* INSTRUCTIONS TO FOLLOW *
For the copy, please give all of the data again exactly and leave the pictures out.

* DATASET EXCERPT *
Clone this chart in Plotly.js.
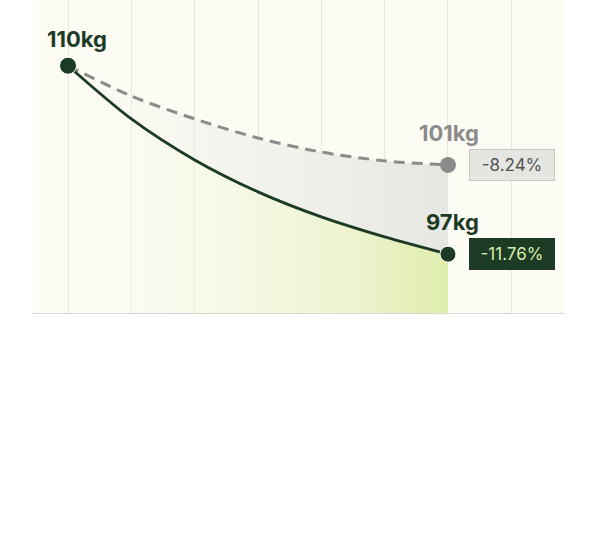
<!DOCTYPE html>
<html>
<head>
<meta charset="utf-8">
<script src="https://cdn.plot.ly/plotly-3.0.1.min.js"></script>
<style>
  html, body { margin: 0; padding: 0; background: #ffffff; }
  #chart { width: 596px; height: 546px; }
</style>
</head>
<body>
<div id="chart"></div>
<script>
// weeks along the x axis, one gridline each
const weeks = [0, 1, 2, 3, 4, 5, 6];
const gridWeeks = [0, 1, 2, 3, 4, 5, 6, 7];

// curve heights on an unlabelled 0-100 scale
const withPlan = [79, 62, 48.9, 38.7, 30.7, 24.3, 18.8];
const withoutPlan = [79, 69.3, 62, 55.9, 51.4, 48.6, 47.3];

const startWeight = "110kg";
const endWeights = ["101kg", "97kg"];
const changes = ["-8.24%", "-11.76%"];

const darkGreen = "#1c3a24";
const grey = "#8b8b8b";
const font = "Inter, 'Noto Sans', sans-serif";

const last = weeks.length - 1;

const traces = [
    // green area under the plan curve
    {
        x: weeks, y: withPlan,
        type: "scatter", mode: "lines",
        line: {width: 0, shape: "spline", smoothing: 0.8},
        fill: "tozeroy",
        fillgradient: {
            type: "horizontal",
            colorscale: [[0, "rgba(250,252,238,0)"], [0.4, "rgba(242,247,222,0.55)"], [0.75, "rgba(234,242,200,0.85)"], [1, "rgba(223,237,172,1)"]]
        },
        hoverinfo: "skip", showlegend: false
    },
    // grey band between the two curves
    {
        x: weeks, y: withoutPlan,
        type: "scatter", mode: "lines",
        line: {width: 0, shape: "spline", smoothing: 0.8},
        fill: "tonexty",
        fillgradient: {
            type: "horizontal",
            colorscale: [[0, "rgba(245,245,240,0)"], [0.4, "rgba(240,240,236,0.6)"], [1, "rgba(230,230,226,1)"]]
        },
        hoverinfo: "skip", showlegend: false
    },
    {
        x: weeks, y: withoutPlan,
        type: "scatter", mode: "lines",
        line: {color: grey, width: 3, dash: "11px,7px", shape: "spline", smoothing: 0.8},
        hoverinfo: "skip", showlegend: false
    },
    {
        x: weeks, y: withPlan,
        type: "scatter", mode: "lines",
        line: {color: darkGreen, width: 2.8, shape: "spline", smoothing: 0.8},
        hoverinfo: "skip", showlegend: false
    },
    // end points
    {
        x: [weeks[last]], y: [withoutPlan[last]],
        type: "scatter", mode: "markers",
        marker: {color: grey, size: 16, opacity: 1},
        hoverinfo: "skip", showlegend: false
    },
    {
        x: [weeks[0], weeks[last]], y: [withPlan[0], withPlan[last]],
        type: "scatter", mode: "markers",
        marker: {color: darkGreen, size: [17, 16], opacity: 1},
        hoverinfo: "skip", showlegend: false
    }
];

const annotations = [
    {
        x: weeks[0], y: withPlan[0], text: startWeight,
        showarrow: false, xanchor: "center", yanchor: "middle",
        xshift: 9, yshift: 27,
        font: {family: font, size: 22, color: darkGreen, weight: 700}
    },
    {
        x: weeks[last], y: withoutPlan[last], text: endWeights[0],
        showarrow: false, xanchor: "center", yanchor: "middle",
        xshift: 1, yshift: 32,
        font: {family: font, size: 22, color: grey, weight: 700}
    },
    {
        x: weeks[last], y: withPlan[last], text: endWeights[1],
        showarrow: false, xanchor: "center", yanchor: "middle",
        xshift: 5, yshift: 32,
        font: {family: font, size: 22, color: darkGreen, weight: 700}
    },
    {
        x: weeks[last], y: withoutPlan[last], text: changes[0],
        showarrow: false, xanchor: "center", yanchor: "middle",
        xshift: 64, width: 84, height: 30,
        bgcolor: "#e5e5e2", bordercolor: "#c9c9c5", borderwidth: 1, borderpad: 0,
        font: {family: font, size: 17, color: "#555555"}
    },
    {
        x: weeks[last], y: withPlan[last], text: changes[1],
        showarrow: false, xanchor: "center", yanchor: "middle",
        xshift: 64, width: 84, height: 30,
        bgcolor: darkGreen, bordercolor: darkGreen, borderwidth: 1, borderpad: 0,
        font: {family: font, size: 17, color: "#d6ecaa"}
    }
];

const layout = {
    width: 596,
    height: 546,
    margin: {l: 33, r: 31, t: 0, b: 233},
    paper_bgcolor: "#ffffff",
    plot_bgcolor: "#fcfcf4",
    showlegend: false,
    xaxis: {
        range: [-0.553, 7.848],
        tickvals: gridWeeks,
        showticklabels: false,
        showgrid: true,
        gridcolor: "#e6e6df",
        gridwidth: 1,
        zeroline: false,
        showline: true,
        linecolor: "#d9d9d4",
        linewidth: 1,
        ticks: "",
        fixedrange: true
    },
    yaxis: {
        range: [0, 100],
        showgrid: false,
        showticklabels: false,
        zeroline: false,
        showline: false,
        ticks: "",
        fixedrange: true
    },
    annotations: annotations
};

Plotly.newPlot("chart", traces, layout, {displayModeBar: false, staticPlot: true});
</script>
</body>
</html>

* REPLY *
Clone this chart in Plotly.js.
<!DOCTYPE html>
<html>
<head>
<meta charset="utf-8">
<script src="https://cdn.plot.ly/plotly-3.0.1.min.js"></script>
<style>
  html, body { margin: 0; padding: 0; background: #ffffff; }
  #chart { width: 596px; height: 546px; }
</style>
</head>
<body>
<div id="chart"></div>
<script>
// weeks along the x axis, one gridline each
const weeks = [0, 1, 2, 3, 4, 5, 6];
const gridWeeks = [0, 1, 2, 3, 4, 5, 6, 7];

// curve heights on an unlabelled 0-100 scale
const withPlan = [79, 62, 48.9, 38.7, 30.7, 24.3, 18.8];
const withoutPlan = [79, 69.3, 62, 55.9, 51.4, 48.6, 47.3];

const startWeight = "110kg";
const endWeights = ["101kg", "97kg"];
const changes = ["-8.24%", "-11.76%"];

const darkGreen = "#1c3a24";
const grey = "#8b8b8b";
const font = "Inter, 'Noto Sans', sans-serif";

const last = weeks.length - 1;

const traces = [
    // green area under the plan curve
    {
        x: weeks, y: withPlan,
        type: "scatter", mode: "lines",
        line: {width: 0, shape: "spline", smoothing: 0.8},
        fill: "tozeroy",
        fillgradient: {
            type: "horizontal",
            colorscale: [[0, "rgba(250,252,238,0)"], [0.4, "rgba(242,247,222,0.55)"], [0.75, "rgba(234,242,200,0.85)"], [1, "rgba(223,237,172,1)"]]
        },
        hoverinfo: "skip", showlegend: false
    },
    // grey band between the two curves
    {
        x: weeks, y: withoutPlan,
        type: "scatter", mode: "lines",
        line: {width: 0, shape: "spline", smoothing: 0.8},
        fill: "tonexty",
        fillgradient: {
            type: "horizontal",
            colorscale: [[0, "rgba(245,245,240,0)"], [0.4, "rgba(240,240,236,0.6)"], [1, "rgba(230,230,226,1)"]]
        },
        hoverinfo: "skip", showlegend: false
    },
    {
        x: weeks, y: withoutPlan,
        type: "scatter", mode: "lines",
        line: {color: grey, width: 3, dash: "11px,7px", shape: "spline", smoothing: 0.8},
        hoverinfo: "skip", showlegend: false
    },
    {
        x: weeks, y: withPlan,
        type: "scatter", mode: "lines",
        line: {color: darkGreen, width: 2.8, shape: "spline", smoothing: 0.8},
        hoverinfo: "skip", showlegend: false
    },
    // end points
    {
        x: [weeks[last]], y: [withoutPlan[last]],
        type: "scatter", mode: "markers",
        marker: {color: grey, size: 16, opacity: 1},
        hoverinfo: "skip", showlegend: false
    },
    {
        x: [weeks[0], weeks[last]], y: [withPlan[0], withPlan[last]],
        type: "scatter", mode: "markers",
        marker: {color: darkGreen, size: [17, 16], opacity: 1},
        hoverinfo: "skip", showlegend: false
    }
];

const annotations = [
    {
        x: weeks[0], y: withPlan[0], text: startWeight,
        showarrow: false, xanchor: "center", yanchor: "middle",
        xshift: 9, yshift: 27,
        font: {family: font, size: 22, color: darkGreen, weight: 700}
    },
    {
        x: weeks[last], y: withoutPlan[last], text: endWeights[0],
        showarrow: false, xanchor: "center", yanchor: "middle",
        xshift: 1, yshift: 32,
        font: {family: font, size: 22, color: grey, weight: 700}
    },
    {
        x: weeks[last], y: withPlan[last], text: endWeights[1],
        showarrow: false, xanchor: "center", yanchor: "middle",
        xshift: 5, yshift: 32,
        font: {family: font, size: 22, color: darkGreen, weight: 700}
    },
    {
        x: weeks[last], y: withoutPlan[last], text: changes[0],
        showarrow: false, xanchor: "center", yanchor: "middle",
        xshift: 64, width: 84, height: 30,
        bgcolor: "#e5e5e2", bordercolor: "#c9c9c5", borderwidth: 1, borderpad: 0,
        font: {family: font, size: 17, color: "#555555"}
    },
    {
        x: weeks[last], y: withPlan[last], text: changes[1],
        showarrow: false, xanchor: "center", yanchor: "middle",
        xshift: 64, width: 84, height: 30,
        bgcolor: darkGreen, bordercolor: darkGreen, borderwidth: 1, borderpad: 0,
        font: {family: font, size: 17, color: "#d6ecaa"}
    }
];

const layout = {
    width: 596,
    height: 546,
    margin: {l: 33, r: 31, t: 0, b: 233},
    paper_bgcolor: "#ffffff",
    plot_bgcolor: "#fcfcf4",
    showlegend: false,
    xaxis: {
        range: [-0.553, 7.848],
        tickvals: gridWeeks,
        showticklabels: false,
        showgrid: true,
        gridcolor: "#e6e6df",
        gridwidth: 1,
        zeroline: false,
        showline: true,
        linecolor: "#d9d9d4",
        linewidth: 1,
        ticks: "",
        fixedrange: true
    },
    yaxis: {
        range: [0, 100],
        showgrid: false,
        showticklabels: false,
        zeroline: false,
        showline: false,
        ticks: "",
        fixedrange: true
    },
    annotations: annotations
};

Plotly.newPlot("chart", traces, layout, {displayModeBar: false, staticPlot: true});
</script>
</body>
</html>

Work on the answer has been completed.